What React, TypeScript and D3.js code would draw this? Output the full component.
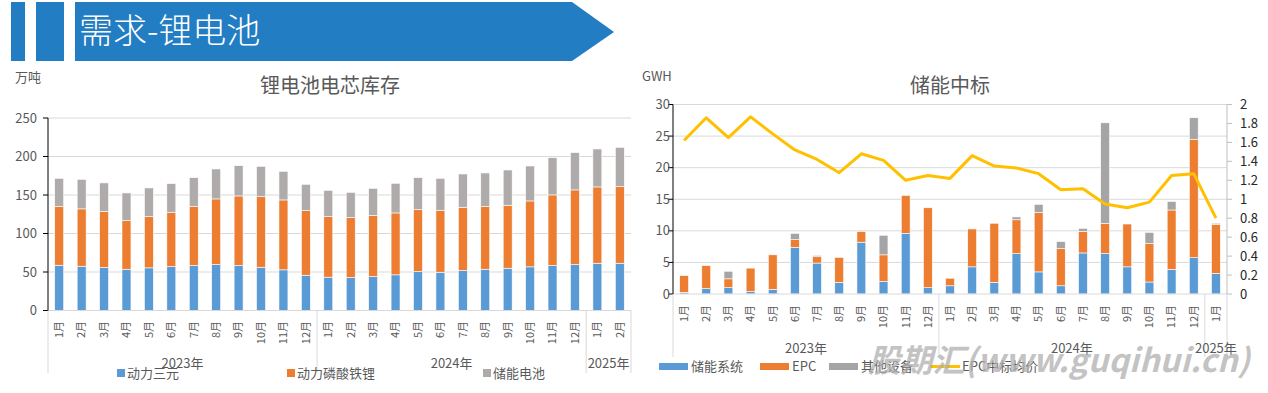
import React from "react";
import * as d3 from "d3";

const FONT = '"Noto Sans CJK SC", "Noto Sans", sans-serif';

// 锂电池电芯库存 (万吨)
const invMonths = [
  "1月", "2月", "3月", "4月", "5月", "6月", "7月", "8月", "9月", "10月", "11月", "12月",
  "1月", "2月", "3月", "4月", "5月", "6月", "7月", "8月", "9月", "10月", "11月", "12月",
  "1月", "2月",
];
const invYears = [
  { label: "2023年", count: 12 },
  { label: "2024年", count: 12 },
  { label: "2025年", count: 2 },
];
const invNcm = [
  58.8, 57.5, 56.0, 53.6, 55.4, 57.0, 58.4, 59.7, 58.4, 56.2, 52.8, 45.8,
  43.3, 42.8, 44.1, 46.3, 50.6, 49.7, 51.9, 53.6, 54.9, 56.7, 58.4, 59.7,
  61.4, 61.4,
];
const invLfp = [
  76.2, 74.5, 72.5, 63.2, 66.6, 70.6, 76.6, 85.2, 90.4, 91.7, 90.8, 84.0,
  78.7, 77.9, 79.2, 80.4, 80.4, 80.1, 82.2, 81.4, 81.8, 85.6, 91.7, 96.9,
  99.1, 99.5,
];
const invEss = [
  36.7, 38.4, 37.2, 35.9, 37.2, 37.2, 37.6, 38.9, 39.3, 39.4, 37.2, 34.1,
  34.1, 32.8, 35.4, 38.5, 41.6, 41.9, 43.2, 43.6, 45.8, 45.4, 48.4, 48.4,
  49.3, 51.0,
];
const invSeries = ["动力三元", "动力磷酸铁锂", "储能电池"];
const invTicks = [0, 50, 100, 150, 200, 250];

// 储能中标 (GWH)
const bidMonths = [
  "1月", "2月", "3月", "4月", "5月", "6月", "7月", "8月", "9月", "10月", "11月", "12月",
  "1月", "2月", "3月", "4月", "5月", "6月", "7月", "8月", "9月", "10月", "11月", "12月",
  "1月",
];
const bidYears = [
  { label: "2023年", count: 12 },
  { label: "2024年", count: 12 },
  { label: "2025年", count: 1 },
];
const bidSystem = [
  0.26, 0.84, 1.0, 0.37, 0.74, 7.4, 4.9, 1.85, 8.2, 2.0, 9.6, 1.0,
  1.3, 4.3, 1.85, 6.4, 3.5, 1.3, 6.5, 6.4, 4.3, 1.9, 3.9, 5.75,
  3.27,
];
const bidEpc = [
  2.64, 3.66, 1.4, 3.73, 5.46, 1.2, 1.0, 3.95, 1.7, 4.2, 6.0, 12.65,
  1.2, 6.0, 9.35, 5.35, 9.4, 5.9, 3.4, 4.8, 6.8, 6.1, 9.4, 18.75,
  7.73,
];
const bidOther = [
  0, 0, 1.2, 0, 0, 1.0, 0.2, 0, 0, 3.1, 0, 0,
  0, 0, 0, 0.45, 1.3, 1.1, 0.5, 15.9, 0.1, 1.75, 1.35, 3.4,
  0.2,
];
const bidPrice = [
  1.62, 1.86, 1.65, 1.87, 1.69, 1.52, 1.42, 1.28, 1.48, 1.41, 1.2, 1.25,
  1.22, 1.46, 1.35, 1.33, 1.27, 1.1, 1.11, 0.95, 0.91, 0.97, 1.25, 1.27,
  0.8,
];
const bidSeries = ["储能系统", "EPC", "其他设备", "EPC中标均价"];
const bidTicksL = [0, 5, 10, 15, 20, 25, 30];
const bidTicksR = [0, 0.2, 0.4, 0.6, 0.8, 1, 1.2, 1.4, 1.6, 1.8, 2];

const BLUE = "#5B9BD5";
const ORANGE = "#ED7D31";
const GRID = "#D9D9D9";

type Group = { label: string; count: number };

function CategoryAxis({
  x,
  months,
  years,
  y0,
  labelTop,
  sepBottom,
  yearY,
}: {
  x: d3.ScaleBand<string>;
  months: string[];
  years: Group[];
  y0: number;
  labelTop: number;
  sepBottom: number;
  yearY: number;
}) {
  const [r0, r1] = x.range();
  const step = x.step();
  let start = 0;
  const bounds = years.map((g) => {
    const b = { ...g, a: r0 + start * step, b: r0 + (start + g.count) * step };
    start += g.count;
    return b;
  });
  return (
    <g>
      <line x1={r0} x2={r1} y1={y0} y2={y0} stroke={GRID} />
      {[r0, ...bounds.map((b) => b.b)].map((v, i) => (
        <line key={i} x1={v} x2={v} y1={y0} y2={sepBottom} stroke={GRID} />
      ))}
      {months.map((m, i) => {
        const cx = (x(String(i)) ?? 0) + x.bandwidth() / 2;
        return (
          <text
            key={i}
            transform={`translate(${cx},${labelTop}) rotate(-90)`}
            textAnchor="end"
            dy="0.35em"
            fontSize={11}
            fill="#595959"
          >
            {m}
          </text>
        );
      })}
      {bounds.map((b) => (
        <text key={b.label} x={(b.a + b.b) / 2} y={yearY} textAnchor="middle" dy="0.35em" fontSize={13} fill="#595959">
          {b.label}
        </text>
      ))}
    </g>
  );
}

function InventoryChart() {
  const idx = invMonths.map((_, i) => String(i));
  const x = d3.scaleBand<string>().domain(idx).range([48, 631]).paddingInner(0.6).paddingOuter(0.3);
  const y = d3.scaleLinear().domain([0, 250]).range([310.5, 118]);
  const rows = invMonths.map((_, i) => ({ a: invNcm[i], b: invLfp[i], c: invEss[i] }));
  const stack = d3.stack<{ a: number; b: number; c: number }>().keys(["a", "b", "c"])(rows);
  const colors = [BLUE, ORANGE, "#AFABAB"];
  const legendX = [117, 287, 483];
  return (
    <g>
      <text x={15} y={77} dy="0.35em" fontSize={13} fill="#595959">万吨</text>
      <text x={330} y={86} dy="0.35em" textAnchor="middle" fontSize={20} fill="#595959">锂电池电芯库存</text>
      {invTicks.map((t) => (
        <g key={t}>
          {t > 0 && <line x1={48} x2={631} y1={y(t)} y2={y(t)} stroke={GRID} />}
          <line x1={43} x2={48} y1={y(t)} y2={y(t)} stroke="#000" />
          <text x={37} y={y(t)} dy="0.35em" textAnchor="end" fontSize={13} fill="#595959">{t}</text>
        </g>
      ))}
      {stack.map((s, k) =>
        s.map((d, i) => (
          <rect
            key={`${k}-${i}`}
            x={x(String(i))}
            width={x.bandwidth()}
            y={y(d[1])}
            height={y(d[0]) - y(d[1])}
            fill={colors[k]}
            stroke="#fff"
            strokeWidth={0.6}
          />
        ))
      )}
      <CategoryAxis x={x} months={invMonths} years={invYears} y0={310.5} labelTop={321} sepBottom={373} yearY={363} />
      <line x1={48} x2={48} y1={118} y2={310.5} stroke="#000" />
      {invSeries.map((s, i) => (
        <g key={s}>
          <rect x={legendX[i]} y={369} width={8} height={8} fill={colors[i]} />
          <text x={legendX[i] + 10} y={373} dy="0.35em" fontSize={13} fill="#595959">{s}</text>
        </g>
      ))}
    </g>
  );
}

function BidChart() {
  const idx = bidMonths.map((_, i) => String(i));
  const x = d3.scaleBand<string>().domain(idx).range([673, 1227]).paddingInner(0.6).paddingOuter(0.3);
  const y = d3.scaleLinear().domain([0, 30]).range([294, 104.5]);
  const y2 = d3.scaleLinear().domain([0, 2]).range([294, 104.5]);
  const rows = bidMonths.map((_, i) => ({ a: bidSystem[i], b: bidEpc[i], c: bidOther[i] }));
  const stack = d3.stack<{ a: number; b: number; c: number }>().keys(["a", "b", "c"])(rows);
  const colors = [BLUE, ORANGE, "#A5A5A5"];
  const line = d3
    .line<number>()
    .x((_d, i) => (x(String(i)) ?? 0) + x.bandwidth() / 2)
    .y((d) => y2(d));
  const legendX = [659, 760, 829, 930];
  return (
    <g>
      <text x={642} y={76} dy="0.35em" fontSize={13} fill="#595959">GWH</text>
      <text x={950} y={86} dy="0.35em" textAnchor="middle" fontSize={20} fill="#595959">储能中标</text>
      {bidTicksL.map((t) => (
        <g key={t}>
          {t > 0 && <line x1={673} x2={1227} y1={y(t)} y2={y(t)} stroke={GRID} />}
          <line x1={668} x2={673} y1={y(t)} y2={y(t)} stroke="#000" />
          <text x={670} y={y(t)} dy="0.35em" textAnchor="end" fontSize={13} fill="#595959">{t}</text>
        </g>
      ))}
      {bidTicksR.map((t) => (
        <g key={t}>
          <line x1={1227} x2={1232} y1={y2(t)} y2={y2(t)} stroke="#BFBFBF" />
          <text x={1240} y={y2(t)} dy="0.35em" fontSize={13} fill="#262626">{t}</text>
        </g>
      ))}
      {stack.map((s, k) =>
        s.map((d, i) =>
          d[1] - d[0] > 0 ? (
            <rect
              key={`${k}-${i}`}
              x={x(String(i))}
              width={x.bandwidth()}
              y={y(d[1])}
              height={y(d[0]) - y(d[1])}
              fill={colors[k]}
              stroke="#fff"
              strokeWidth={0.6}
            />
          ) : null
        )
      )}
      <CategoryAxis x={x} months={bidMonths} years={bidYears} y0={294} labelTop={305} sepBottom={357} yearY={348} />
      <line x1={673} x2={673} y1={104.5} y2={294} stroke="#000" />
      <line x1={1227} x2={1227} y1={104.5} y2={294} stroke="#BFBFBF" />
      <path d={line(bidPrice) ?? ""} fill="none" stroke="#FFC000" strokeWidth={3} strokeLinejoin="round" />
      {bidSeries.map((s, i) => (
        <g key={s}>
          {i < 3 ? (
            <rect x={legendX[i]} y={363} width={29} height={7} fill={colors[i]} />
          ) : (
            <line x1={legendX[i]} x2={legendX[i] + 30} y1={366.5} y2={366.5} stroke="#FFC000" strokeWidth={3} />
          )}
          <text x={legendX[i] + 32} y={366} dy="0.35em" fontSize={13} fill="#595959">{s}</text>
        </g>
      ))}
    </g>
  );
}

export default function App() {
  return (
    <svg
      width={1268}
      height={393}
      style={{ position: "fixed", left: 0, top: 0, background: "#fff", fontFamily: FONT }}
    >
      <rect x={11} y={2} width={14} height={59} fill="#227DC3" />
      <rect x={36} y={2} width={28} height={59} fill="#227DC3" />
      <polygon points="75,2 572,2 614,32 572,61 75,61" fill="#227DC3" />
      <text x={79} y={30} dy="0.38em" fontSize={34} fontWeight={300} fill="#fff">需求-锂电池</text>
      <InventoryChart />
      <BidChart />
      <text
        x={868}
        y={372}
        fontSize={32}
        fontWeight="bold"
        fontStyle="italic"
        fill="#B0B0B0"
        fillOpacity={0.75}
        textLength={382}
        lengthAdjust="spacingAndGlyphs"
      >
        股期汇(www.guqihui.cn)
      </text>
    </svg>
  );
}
==========
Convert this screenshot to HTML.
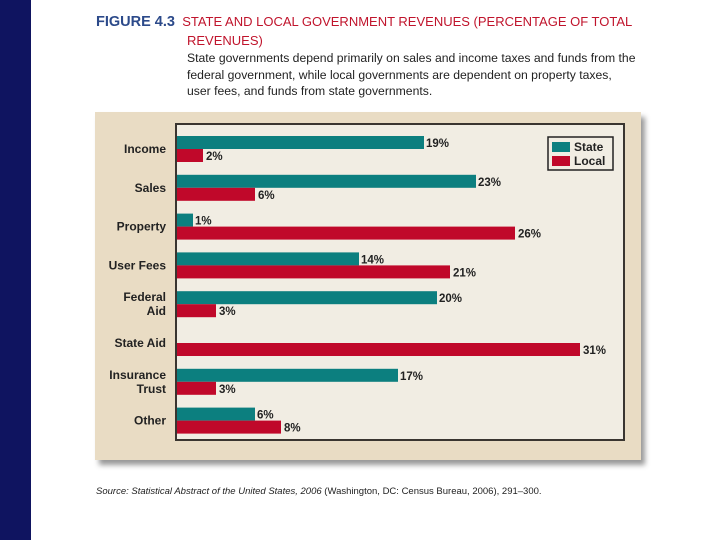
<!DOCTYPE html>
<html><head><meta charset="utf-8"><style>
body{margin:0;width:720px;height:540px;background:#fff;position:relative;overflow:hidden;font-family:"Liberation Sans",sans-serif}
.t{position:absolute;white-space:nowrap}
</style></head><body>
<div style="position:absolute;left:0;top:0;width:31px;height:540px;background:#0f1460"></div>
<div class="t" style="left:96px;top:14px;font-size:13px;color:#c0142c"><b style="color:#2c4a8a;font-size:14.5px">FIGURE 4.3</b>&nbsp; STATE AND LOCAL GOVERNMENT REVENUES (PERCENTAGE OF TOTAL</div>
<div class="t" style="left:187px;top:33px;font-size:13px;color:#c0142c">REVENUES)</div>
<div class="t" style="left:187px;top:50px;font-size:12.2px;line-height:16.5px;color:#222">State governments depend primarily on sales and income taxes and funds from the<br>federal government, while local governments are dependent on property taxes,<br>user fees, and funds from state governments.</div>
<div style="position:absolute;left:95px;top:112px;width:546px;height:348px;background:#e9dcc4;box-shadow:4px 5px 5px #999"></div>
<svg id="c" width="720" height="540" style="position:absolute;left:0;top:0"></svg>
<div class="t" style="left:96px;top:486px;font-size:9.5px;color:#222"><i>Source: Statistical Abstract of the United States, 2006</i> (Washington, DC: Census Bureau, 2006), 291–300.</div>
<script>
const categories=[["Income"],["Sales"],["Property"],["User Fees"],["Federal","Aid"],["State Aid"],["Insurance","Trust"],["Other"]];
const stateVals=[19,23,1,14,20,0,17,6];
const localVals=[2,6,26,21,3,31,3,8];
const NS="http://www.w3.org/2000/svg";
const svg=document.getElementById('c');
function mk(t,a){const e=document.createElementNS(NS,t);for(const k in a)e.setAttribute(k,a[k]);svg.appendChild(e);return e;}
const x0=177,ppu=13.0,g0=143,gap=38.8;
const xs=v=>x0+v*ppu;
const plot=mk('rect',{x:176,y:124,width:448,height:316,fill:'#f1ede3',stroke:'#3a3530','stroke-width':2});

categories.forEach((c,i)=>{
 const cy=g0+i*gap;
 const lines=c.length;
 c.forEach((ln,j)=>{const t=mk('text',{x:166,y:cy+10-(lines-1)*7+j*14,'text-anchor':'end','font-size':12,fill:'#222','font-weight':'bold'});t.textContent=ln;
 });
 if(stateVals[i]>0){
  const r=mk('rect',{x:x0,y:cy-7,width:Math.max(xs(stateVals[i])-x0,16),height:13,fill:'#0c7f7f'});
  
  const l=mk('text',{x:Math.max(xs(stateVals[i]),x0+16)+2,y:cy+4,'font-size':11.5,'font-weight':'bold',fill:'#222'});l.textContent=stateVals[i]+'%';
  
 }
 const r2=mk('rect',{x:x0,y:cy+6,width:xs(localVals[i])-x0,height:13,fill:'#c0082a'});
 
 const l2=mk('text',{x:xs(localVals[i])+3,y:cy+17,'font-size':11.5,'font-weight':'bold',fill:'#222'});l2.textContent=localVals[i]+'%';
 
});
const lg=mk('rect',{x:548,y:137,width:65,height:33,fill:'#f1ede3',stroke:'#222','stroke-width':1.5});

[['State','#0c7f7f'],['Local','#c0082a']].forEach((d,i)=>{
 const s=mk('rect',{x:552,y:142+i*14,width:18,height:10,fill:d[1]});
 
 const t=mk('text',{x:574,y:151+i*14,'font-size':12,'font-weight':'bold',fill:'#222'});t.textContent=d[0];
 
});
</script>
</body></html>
==========
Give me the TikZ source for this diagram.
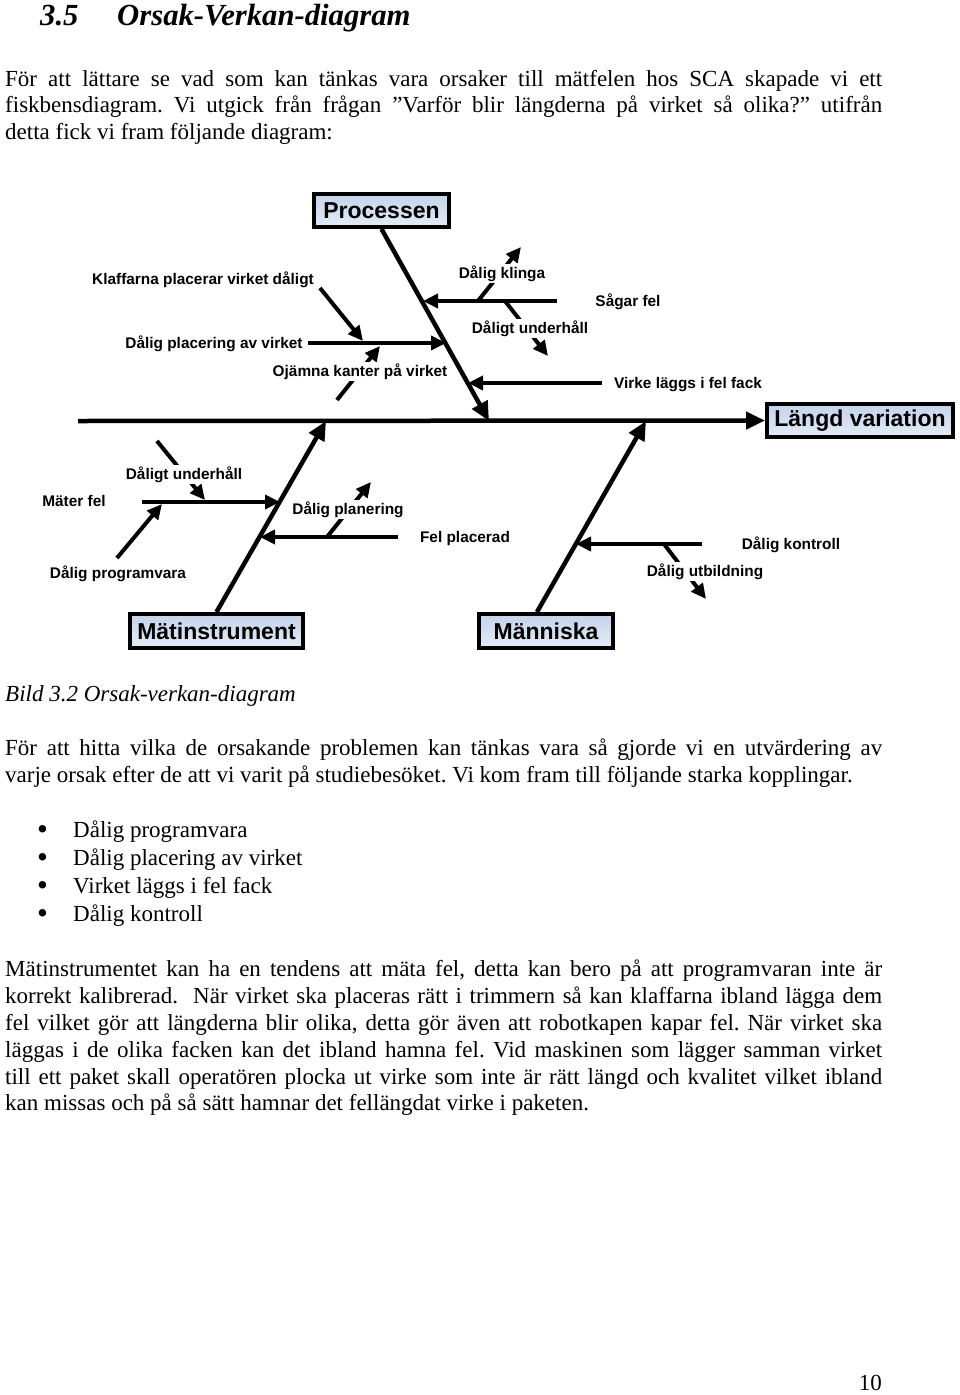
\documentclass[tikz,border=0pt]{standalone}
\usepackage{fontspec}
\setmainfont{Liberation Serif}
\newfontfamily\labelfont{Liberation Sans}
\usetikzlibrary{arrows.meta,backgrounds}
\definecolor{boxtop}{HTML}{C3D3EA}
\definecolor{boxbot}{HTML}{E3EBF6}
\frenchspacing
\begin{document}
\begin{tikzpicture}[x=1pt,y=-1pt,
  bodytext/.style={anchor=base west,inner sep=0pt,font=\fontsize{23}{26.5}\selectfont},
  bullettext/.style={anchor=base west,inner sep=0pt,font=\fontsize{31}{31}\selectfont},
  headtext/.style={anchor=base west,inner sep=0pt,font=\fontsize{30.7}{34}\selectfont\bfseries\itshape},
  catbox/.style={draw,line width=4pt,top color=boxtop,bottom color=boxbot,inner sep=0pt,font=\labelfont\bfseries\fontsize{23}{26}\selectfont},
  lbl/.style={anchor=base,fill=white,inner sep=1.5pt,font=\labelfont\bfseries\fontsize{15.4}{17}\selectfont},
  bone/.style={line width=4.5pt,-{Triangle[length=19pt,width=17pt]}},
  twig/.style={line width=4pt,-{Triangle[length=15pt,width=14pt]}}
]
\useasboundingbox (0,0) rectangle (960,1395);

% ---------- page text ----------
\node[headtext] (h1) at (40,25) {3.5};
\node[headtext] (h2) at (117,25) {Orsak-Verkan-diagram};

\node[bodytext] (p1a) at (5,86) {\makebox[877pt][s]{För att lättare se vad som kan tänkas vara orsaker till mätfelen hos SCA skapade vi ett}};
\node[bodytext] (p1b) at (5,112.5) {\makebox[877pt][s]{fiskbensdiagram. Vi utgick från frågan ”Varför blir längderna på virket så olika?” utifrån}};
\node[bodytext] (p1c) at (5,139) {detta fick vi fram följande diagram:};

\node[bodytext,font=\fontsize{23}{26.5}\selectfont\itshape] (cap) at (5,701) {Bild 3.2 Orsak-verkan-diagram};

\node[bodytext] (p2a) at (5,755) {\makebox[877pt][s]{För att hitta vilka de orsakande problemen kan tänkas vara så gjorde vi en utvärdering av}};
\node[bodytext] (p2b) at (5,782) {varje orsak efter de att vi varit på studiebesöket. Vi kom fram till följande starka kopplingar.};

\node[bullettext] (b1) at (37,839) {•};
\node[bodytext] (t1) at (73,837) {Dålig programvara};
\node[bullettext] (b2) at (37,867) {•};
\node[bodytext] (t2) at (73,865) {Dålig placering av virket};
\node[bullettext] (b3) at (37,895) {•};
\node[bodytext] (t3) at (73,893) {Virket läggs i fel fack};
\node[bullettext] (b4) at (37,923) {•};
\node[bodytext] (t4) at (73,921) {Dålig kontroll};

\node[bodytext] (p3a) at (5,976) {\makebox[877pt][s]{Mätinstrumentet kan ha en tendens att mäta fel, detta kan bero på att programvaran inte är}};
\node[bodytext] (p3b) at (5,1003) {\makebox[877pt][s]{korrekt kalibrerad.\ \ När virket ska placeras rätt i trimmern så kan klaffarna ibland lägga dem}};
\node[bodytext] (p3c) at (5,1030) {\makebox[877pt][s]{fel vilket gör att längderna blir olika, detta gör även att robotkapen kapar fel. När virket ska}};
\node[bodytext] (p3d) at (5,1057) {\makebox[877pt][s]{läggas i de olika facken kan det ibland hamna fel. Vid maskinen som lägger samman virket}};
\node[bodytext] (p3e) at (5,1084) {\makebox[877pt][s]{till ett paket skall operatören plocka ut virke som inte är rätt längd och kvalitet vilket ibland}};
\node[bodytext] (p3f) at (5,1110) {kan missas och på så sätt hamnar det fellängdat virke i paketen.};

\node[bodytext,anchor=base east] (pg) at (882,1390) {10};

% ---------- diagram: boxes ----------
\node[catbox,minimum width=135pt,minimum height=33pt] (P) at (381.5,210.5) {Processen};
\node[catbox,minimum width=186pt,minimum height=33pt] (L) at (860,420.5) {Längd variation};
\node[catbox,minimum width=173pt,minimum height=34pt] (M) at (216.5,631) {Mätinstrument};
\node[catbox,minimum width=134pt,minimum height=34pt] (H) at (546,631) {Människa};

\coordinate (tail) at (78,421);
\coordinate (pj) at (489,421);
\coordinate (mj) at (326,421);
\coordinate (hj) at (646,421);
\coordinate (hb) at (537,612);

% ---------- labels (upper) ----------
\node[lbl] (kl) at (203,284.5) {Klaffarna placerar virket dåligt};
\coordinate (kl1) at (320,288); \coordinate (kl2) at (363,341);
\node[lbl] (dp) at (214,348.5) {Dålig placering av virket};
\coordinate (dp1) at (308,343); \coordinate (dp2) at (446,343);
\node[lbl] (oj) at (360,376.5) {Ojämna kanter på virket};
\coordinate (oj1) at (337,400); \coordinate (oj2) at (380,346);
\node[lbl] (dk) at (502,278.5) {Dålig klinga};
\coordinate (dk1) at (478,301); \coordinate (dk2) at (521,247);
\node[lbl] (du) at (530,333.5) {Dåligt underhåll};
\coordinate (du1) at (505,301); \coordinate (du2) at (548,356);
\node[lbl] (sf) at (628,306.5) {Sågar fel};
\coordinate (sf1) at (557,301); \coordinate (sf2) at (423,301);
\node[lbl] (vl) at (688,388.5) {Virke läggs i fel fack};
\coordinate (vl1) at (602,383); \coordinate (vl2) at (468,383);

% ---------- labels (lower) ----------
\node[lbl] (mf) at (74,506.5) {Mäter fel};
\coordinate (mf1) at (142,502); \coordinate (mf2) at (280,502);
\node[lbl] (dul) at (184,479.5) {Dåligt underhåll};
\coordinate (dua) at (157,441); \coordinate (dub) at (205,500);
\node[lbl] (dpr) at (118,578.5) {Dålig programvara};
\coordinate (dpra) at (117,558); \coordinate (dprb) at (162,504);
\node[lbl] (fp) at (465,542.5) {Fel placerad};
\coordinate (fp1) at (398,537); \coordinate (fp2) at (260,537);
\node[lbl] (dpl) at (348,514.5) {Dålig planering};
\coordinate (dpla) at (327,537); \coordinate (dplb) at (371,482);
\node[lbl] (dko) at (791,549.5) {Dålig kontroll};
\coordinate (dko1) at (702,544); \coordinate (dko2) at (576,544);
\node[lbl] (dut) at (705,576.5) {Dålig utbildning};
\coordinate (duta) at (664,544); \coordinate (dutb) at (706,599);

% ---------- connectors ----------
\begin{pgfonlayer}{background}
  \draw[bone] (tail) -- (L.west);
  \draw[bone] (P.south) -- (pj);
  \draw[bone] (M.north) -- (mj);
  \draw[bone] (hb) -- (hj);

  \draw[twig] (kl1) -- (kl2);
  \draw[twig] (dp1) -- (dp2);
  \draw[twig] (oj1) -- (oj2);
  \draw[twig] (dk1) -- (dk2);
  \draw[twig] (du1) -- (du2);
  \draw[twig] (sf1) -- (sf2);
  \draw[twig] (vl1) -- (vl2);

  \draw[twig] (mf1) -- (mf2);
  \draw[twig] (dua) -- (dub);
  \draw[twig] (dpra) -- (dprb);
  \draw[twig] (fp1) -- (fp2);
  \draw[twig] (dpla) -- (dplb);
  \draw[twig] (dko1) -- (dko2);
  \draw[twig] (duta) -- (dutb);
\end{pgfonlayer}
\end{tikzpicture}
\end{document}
==========
### Goal of the exercise:
Copy out the listing above from the line containing "What React, TypeScript" to the line containing "const invTicks = [0, 50, 100, 150, 200, 250];", both included, exactly as written and minus the images.

### Result of this task:
What React, TypeScript and D3.js code would draw this? Output the full component.
import React from "react";
import * as d3 from "d3";

const FONT = '"Noto Sans CJK SC", "Noto Sans", sans-serif';

// 锂电池电芯库存 (万吨)
const invMonths = [
  "1月", "2月", "3月", "4月", "5月", "6月", "7月", "8月", "9月", "10月", "11月", "12月",
  "1月", "2月", "3月", "4月", "5月", "6月", "7月", "8月", "9月", "10月", "11月", "12月",
  "1月", "2月",
];
const invYears = [
  { label: "2023年", count: 12 },
  { label: "2024年", count: 12 },
  { label: "2025年", count: 2 },
];
const invNcm = [
  58.8, 57.5, 56.0, 53.6, 55.4, 57.0, 58.4, 59.7, 58.4, 56.2, 52.8, 45.8,
  43.3, 42.8, 44.1, 46.3, 50.6, 49.7, 51.9, 53.6, 54.9, 56.7, 58.4, 59.7,
  61.4, 61.4,
];
const invLfp = [
  76.2, 74.5, 72.5, 63.2, 66.6, 70.6, 76.6, 85.2, 90.4, 91.7, 90.8, 84.0,
  78.7, 77.9, 79.2, 80.4, 80.4, 80.1, 82.2, 81.4, 81.8, 85.6, 91.7, 96.9,
  99.1, 99.5,
];
const invEss = [
  36.7, 38.4, 37.2, 35.9, 37.2, 37.2, 37.6, 38.9, 39.3, 39.4, 37.2, 34.1,
  34.1, 32.8, 35.4, 38.5, 41.6, 41.9, 43.2, 43.6, 45.8, 45.4, 48.4, 48.4,
  49.3, 51.0,
];
const invSeries = ["动力三元", "动力磷酸铁锂", "储能电池"];
const invTicks = [0, 50, 100, 150, 200, 250];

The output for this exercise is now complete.